In the email, students claimed that Assistant Vice Chancellor Maria Herrera-Sobek made comments about a former black administrator’s work, claiming that the administrator “did not have much involvement with ‘Hispanic students’ and that it was because of the perceived ‘focus’ on Black students.” Students also wrote that Herrera-Sobek “continued to belittle the struggle of Black UCSB students and Black people by … claiming that ‘we are all African’.” The BSU Demands team continued, “[I]t was troublesome for us to hear an administrator whose position is explicitly and solely dedicated to diversity and equity on campus use such apparent anti-Black rhetoric.”

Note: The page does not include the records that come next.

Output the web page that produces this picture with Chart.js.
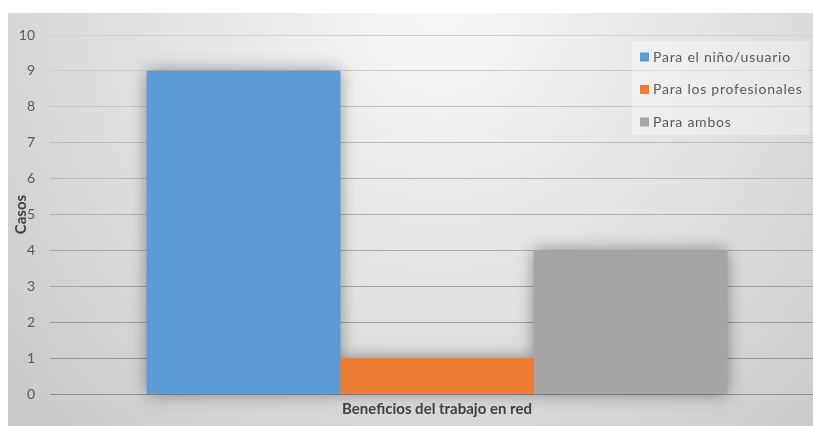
<!DOCTYPE html>
<html>
<head>
<meta charset="utf-8">
<script src="https://cdn.jsdelivr.net/npm/chart.js@4"></script>
<style>
  html, body { margin: 0; padding: 0; background: #fff; overflow: hidden; }
  #wrap { position: absolute; left: 0; top: 0; width: 830px; height: 426px; }
</style>
</head>
<body>
<div id="wrap"><canvas id="chart" width="830" height="426"></canvas></div>
<script>
const categories = [''];
const seriesNames = ['Para el niño/usuario', 'Para los profesionales', 'Para ambos'];
const seriesValues = [[9], [1], [4]];
const seriesColors = ['#5b9bd5', '#ed7d31', '#a5a5a5'];
const yTicks = [0, 1, 2, 3, 4, 5, 6, 7, 8, 9, 10];
const xTitle = 'Beneficios del trabajo en red';
const yTitle = 'Casos';

const FONT = 'Lato, "Open Sans", sans-serif';

// soft grey backdrop, brighter near the top centre
const backdrop = {
    id: 'backdrop',
    beforeDraw(chart) {
        const ctx = chart.ctx;
        ctx.save();
        const g = ctx.createRadialGradient(440, 10, 20, 440, 10, 560);
        g.addColorStop(0, '#f6f6f6');
        g.addColorStop(0.45, '#e4e4e4');
        g.addColorStop(1, '#cbcbcb');
        ctx.fillStyle = g;
        ctx.fillRect(8, 13, chart.width - 8, chart.height - 13);
        ctx.restore();
    }
};

// blurred shadow under every bar, drawn before the bars themselves
const barShadow = {
    id: 'barShadow',
    beforeDatasetsDraw(chart) {
        const ctx = chart.ctx;
        ctx.save();
        ctx.shadowColor = 'rgba(0,0,0,0.4)';
        ctx.shadowBlur = 16;
        chart.data.datasets.forEach((ds, i) => {
            chart.getDatasetMeta(i).data.forEach(el => {
                const p = el.getProps(['x', 'y', 'base', 'width'], true);
                ctx.fillStyle = ds.backgroundColor;
                ctx.fillRect(p.x - p.width / 2, p.y, p.width, p.base - p.y);
            });
        });
        ctx.restore();
    }
};

// legend box floating over the top right of the plot
const floatLegend = {
    id: 'floatLegend',
    afterDraw(chart) {
        const ctx = chart.ctx;
        const box = { x: 632, y: 41, w: 177, h: 94 };
        ctx.save();
        ctx.fillStyle = 'rgba(255,255,255,0.35)';
        ctx.fillRect(box.x, box.y, box.w, box.h);
        ctx.font = '14px ' + FONT;
        ctx.letterSpacing = '0.75px';
        ctx.textBaseline = 'middle';
        chart.data.datasets.forEach((ds, i) => {
            const cy = 57 + i * 32.5;
            ctx.fillStyle = ds.backgroundColor;
            ctx.fillRect(640, cy - 4.5, 9, 9);
            ctx.fillStyle = '#595959';
            ctx.fillText(ds.label, 653, cy);
        });
        ctx.restore();
    }
};

const datasets = seriesNames.map((name, i) => ({
    label: name,
    data: seriesValues[i],
    backgroundColor: seriesColors[i],
    borderWidth: 0,
    categoryPercentage: 0.75,
    barPercentage: 1
}));

new Chart(document.getElementById('chart'), {
    type: 'bar',
    data: { labels: categories, datasets: datasets },
    plugins: [backdrop, barShadow, floatLegend],
    options: {
        responsive: false,
        animation: false,
        devicePixelRatio: 1,
        layout: { padding: { left: 13, top: 35, right: 6, bottom: 0 } },
        plugins: {
            legend: { display: false },
            tooltip: { enabled: false }
        },
        scales: {
            x: {
                grid: { display: false },
                border: { display: false },
                ticks: { display: false },
                title: {
                    display: true,
                    text: xTitle,
                    color: '#404040',
                    font: { family: FONT, size: 15, weight: 'bold' },
                    padding: { top: 0, bottom: 8 }
                },
                afterFit(scale) { scale.height = 32; }
            },
            y: {
                min: 0,
                max: 10,
                afterBuildTicks(scale) { scale.ticks = yTicks.map(v => ({ value: v })); },
                grid: {
                    drawTicks: false,
                    lineWidth: 1,
                    color(ctx) {
                        const v = ctx.tick ? ctx.tick.value : 0;
                        const c = Math.round(145 + (208 - 145) * v / 10);
                        return `rgb(${c},${c},${c})`;
                    }
                },
                border: { display: false },
                ticks: {
                    padding: 15,
                    color: '#595959',
                    font: { family: FONT, size: 14 }
                },
                title: {
                    display: true,
                    text: yTitle,
                    color: '#404040',
                    font: { family: FONT, size: 15, weight: 'bold' },
                    padding: { top: -1, bottom: 0 }
                },
                afterFit(scale) { scale.width = 37; }
            }
        }
    }
});
</script>
</body>
</html>
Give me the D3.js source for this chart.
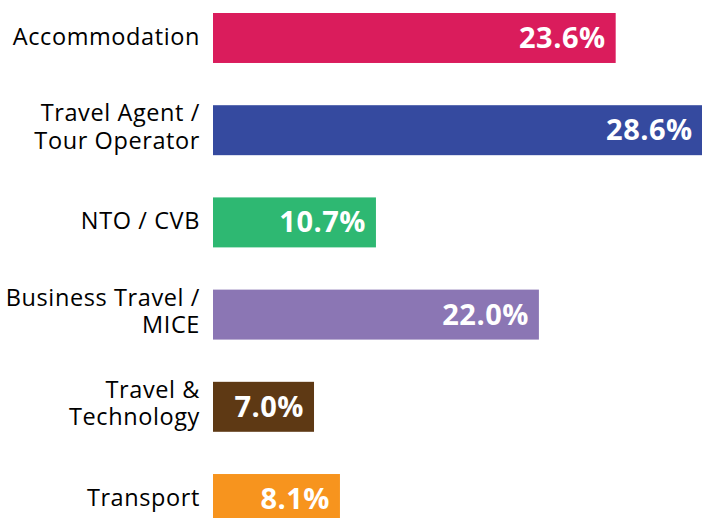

Herrera-Sobek responded to a request for comment with a statement: “I have already communicated to the students that I deeply regret the remarks that caused them discomfort and made them feel marginalized. I expressed my hope to have the opportunity for further dialogue with the students and to continue to find ways for my office and the university to support their needs and to address their pressing concerns.”

Students are demanding of the university a Malcolm X Center for Black Student Development in part to commemorate the 1968 North Hall takeover where students first sought to create a space for black students. Students are also asking the school to create an Office of Black Student Development to “increase the number of black students in college who graduate and are successful.” Currently, only 5 percent of undergraduates are black, and the freshman class entering in 2014 had a 65 percent four-year graduation rate, compared to white students’ graduation rate of 76 percent.

For the office, students are requesting a director and assistant director of black student development, two academic support counselors, a recruitment and retention specialists, a coordinator of black student life, and two advocacy counselors. “The university has continually been unable to fulfill black students’ demands without the intervention of Black students on campus who address this inability [to study, learn, and become wholly involved as campus community members],” wrote the BSU team. “The University’s reliance on Black student intervention in what should be structured efforts to support Black students is unacceptable.”

“Chancellor Yang appreciates hearing from students and having the opportunity to listen to their ideas and concerns,” UCSB responded in a statement. “He is supportive of their vision and has been working with students, faculty and administrative colleagues to ensure progress is made toward planning for the establishment of such a significant academic resource.”